PROBLEM REQUIREMENTS -
Retype word for word the first line of the listing and each line after it up to the line with "const yTicks = [75, 80, 85, 90, 95, 100, 105, 110];", with the pictures taken out.

DATA SHOWN -
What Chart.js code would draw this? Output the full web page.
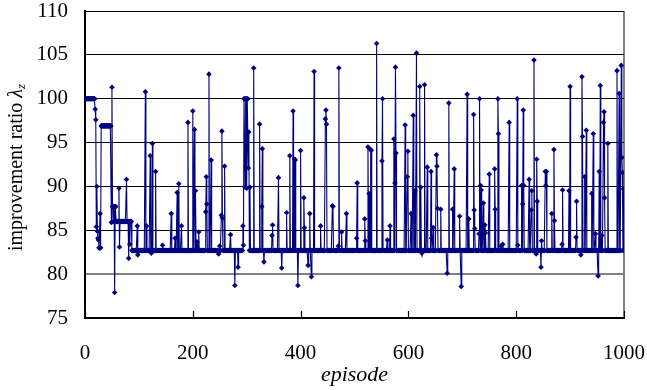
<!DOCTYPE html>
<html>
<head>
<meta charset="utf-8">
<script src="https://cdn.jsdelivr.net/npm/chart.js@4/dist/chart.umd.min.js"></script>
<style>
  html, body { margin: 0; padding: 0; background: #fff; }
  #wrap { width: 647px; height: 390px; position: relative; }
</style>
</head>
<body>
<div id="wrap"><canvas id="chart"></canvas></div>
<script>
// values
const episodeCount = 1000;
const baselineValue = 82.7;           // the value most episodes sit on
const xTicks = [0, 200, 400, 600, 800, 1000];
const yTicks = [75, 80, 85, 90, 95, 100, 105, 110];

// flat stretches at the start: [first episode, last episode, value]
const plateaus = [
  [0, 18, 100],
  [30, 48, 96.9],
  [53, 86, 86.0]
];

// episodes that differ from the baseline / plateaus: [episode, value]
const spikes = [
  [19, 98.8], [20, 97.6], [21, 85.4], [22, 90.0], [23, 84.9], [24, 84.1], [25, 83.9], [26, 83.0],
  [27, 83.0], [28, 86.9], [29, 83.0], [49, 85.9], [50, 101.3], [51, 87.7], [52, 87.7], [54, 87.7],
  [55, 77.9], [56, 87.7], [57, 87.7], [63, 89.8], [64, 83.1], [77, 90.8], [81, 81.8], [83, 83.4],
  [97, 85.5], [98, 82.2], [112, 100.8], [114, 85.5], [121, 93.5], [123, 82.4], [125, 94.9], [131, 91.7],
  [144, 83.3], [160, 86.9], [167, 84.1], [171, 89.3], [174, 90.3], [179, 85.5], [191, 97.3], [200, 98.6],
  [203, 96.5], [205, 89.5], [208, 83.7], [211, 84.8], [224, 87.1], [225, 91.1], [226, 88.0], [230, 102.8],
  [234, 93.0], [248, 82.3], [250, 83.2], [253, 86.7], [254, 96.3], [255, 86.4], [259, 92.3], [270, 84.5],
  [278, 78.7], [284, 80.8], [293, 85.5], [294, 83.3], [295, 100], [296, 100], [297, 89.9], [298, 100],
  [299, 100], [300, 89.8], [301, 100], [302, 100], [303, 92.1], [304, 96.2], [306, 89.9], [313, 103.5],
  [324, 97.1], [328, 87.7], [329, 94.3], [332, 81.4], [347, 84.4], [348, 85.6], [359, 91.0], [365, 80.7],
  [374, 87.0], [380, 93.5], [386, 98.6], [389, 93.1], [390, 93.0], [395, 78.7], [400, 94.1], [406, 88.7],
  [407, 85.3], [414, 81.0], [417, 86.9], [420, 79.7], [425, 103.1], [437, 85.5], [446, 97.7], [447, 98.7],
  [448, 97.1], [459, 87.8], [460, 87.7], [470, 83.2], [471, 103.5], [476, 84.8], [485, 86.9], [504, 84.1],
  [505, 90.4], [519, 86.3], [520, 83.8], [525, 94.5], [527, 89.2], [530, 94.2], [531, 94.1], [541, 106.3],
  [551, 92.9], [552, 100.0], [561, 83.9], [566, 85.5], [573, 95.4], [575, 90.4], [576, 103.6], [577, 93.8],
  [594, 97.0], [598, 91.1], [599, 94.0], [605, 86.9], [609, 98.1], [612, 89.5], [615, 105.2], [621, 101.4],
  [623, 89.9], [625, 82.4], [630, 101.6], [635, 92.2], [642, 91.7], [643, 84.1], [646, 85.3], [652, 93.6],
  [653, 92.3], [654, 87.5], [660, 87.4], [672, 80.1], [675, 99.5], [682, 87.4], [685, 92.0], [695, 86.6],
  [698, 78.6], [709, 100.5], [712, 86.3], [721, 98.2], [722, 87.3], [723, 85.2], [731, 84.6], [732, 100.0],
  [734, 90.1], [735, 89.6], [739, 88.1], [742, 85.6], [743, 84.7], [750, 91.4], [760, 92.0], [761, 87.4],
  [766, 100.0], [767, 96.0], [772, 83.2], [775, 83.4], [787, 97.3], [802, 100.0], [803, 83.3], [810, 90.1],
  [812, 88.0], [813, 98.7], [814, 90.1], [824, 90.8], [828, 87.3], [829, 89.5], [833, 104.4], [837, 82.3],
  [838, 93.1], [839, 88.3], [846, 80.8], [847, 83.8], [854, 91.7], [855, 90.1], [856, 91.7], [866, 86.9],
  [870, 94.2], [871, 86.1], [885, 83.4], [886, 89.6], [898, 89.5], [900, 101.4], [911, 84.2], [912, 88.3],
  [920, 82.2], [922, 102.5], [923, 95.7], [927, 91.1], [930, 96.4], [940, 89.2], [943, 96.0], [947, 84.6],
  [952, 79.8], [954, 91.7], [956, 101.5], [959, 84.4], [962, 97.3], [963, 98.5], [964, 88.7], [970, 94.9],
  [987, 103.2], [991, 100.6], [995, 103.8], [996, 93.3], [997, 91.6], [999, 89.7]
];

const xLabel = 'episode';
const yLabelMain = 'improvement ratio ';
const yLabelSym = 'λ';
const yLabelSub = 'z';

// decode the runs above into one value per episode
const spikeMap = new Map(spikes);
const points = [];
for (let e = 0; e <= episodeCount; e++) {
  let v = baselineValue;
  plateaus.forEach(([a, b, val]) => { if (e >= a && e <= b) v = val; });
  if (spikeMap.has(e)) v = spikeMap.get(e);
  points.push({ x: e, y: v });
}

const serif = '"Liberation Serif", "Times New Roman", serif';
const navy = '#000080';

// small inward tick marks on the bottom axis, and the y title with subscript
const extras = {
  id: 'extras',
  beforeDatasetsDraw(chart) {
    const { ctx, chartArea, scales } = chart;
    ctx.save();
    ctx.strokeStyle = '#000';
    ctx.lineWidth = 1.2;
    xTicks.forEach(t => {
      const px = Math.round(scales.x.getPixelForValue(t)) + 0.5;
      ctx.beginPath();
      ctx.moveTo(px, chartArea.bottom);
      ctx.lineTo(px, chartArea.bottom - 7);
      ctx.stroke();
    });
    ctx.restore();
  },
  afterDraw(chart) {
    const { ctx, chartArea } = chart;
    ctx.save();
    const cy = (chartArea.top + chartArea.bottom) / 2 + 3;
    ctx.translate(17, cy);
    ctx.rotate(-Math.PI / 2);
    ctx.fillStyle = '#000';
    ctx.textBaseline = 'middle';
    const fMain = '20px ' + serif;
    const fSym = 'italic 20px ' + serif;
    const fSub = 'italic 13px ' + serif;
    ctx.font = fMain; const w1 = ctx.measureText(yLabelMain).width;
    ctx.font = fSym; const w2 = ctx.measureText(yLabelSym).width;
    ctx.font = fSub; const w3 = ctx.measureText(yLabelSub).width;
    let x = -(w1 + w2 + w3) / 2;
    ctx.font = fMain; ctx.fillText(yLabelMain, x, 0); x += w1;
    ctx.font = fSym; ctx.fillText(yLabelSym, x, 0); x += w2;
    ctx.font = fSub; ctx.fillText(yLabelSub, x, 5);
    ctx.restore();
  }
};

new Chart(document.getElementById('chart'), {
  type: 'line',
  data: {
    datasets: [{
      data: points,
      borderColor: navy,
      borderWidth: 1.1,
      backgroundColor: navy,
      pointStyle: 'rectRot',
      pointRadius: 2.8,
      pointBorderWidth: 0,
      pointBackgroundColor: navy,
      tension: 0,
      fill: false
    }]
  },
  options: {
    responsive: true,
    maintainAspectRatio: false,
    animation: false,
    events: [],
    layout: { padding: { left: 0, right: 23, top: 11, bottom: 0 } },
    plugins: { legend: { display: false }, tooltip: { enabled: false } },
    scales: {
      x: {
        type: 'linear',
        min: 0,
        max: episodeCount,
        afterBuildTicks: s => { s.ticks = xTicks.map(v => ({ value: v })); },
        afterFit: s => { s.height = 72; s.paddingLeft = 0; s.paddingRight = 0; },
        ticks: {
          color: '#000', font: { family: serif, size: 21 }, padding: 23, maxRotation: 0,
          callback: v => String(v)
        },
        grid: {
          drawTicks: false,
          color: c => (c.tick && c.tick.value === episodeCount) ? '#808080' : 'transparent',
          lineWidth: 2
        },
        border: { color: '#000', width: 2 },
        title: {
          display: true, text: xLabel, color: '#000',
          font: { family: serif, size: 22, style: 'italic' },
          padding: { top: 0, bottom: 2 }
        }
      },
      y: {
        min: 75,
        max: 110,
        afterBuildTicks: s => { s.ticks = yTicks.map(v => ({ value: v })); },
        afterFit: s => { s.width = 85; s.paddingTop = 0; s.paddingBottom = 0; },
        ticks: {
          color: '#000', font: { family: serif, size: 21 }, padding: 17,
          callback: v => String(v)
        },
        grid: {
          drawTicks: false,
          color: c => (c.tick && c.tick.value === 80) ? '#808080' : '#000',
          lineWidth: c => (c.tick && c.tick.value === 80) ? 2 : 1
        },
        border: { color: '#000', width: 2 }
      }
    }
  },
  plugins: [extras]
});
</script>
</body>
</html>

SOLUTION BELOW -
What Chart.js code would draw this? Output the full web page.
<!DOCTYPE html>
<html>
<head>
<meta charset="utf-8">
<script src="https://cdn.jsdelivr.net/npm/chart.js@4/dist/chart.umd.min.js"></script>
<style>
  html, body { margin: 0; padding: 0; background: #fff; }
  #wrap { width: 647px; height: 390px; position: relative; }
</style>
</head>
<body>
<div id="wrap"><canvas id="chart"></canvas></div>
<script>
// values
const episodeCount = 1000;
const baselineValue = 82.7;           // the value most episodes sit on
const xTicks = [0, 200, 400, 600, 800, 1000];
const yTicks = [75, 80, 85, 90, 95, 100, 105, 110];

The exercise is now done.